2.5 Perceptions of Market Manipulation
  • Critic’s Claim: The buyback supports bond prices to aid banks with $500 billion in unrealized Treasury losses, per X posts claiming it “saves the banks.”
  • Evidence: Higher yields depress bond prices, straining bank balance sheets. Buybacks could stabilize prices but primarily target less liquid securities.
  • Propaganda Angle: The Treasury emphasizes broad market benefits, avoiding perceptions of favoritism toward financial institutions.
3. Counterarguments
  • Legitimate Tool: Buybacks, used since the 2000s, align with historical debt management practices and are transparent via TreasuryDirect announcements.
  • Limited Scope: Unlike QE, buybacks are Treasury-funded and don’t inherently expand the money supply unless excessively debt-financed.
  • Market Stabilization: Supporting liquidity in volatile markets is a valid fiscal strategy, especially with high tax receipts or cash balances.
4. Final Analysis
The U.S. Treasury’s $10 billion debt buyback is a technically sound operation with legitimate aims—enhancing liquidity, reducing borrowing costs, and optimizing debt. However, its framing as a historic, proactive measure obscures deeper systemic problems, tying directly to the propaganda perception. The buyback’s negligible scale (0.03% of $34 trillion debt) and timing amid yield volatility, declining foreign demand, and fiscal concerns (e.g., 97% debt-to-GDP ratio) suggest it’s a superficial fix for a fragile financial system. By emphasizing technical benefits, the Treasury projects confidence, sidestepping public and market fears about unsustainable debt, inflationary risks, and potential market dysfunction. The propaganda label reflects public distrust, amplified by X sentiment, where the buyback is seen as a distraction from a “collapsing tower” of fiscal and monetary challenges. While not outright deception, the buyback serves as a strategic veneer, prioritizing short-term stability over addressing long-term vulnerabilities.
5. Recommendations
  • Enhanced Transparency: The Treasury should clarify funding sources and long-term fiscal impacts to counter manipulation claims.

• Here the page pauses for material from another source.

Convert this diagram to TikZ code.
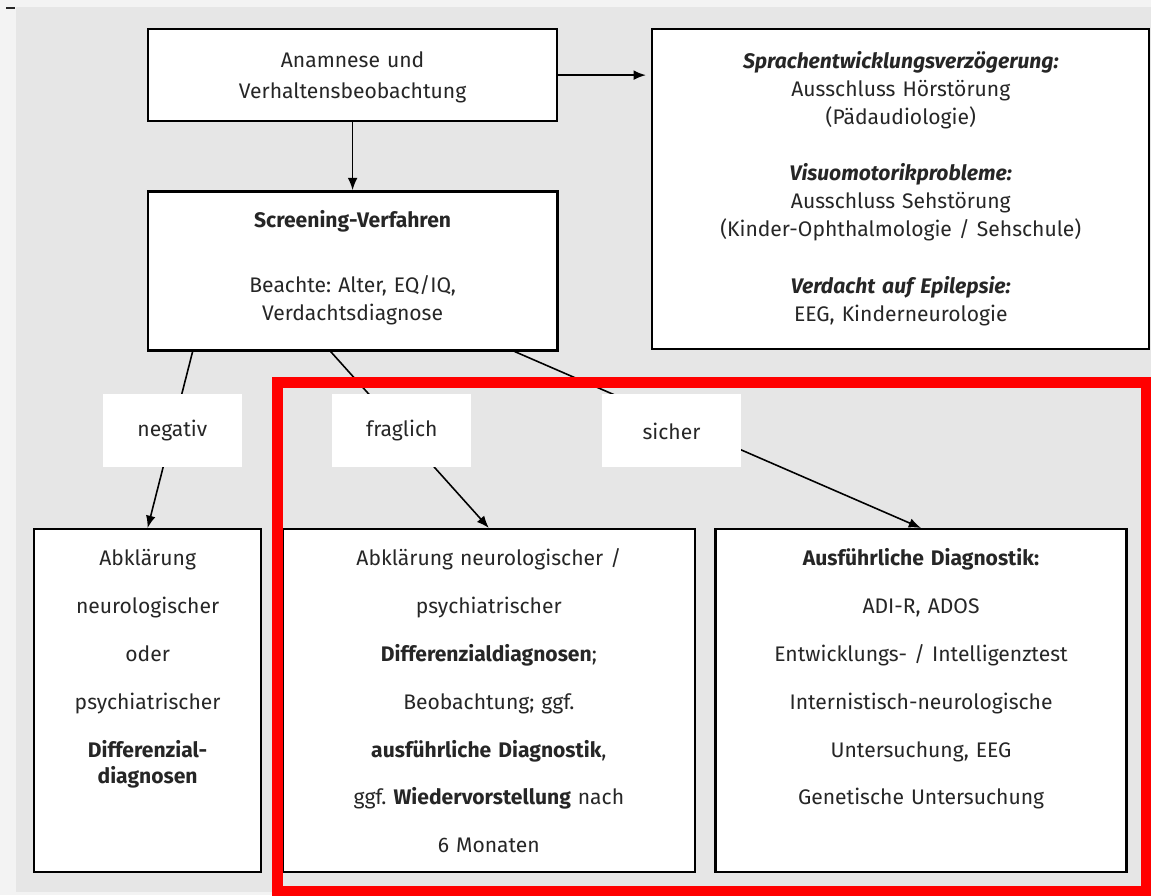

  • Public Communication: Address inflation and debt concerns directly to bridge the trust gap fueling propaganda perceptions.
  • Monitor Market Impact: Assess whether buybacks alleviate liquidity strains or merely delay systemic issues, informing future operations.
6. Conclusion
The $10 billion buyback is a dual-edged sword: a practical tool with limited impact, yet a lightning rod for skepticism due to its disconnect from broader fiscal realities. Its propaganda perception stems from a narrative that oversells stability while masking deeper problems—rising debt, market fragility, and eroding global confidence in U.S. bonds. As fiscal pressures mount, the Treasury must balance such operations with candid communication to maintain credibility.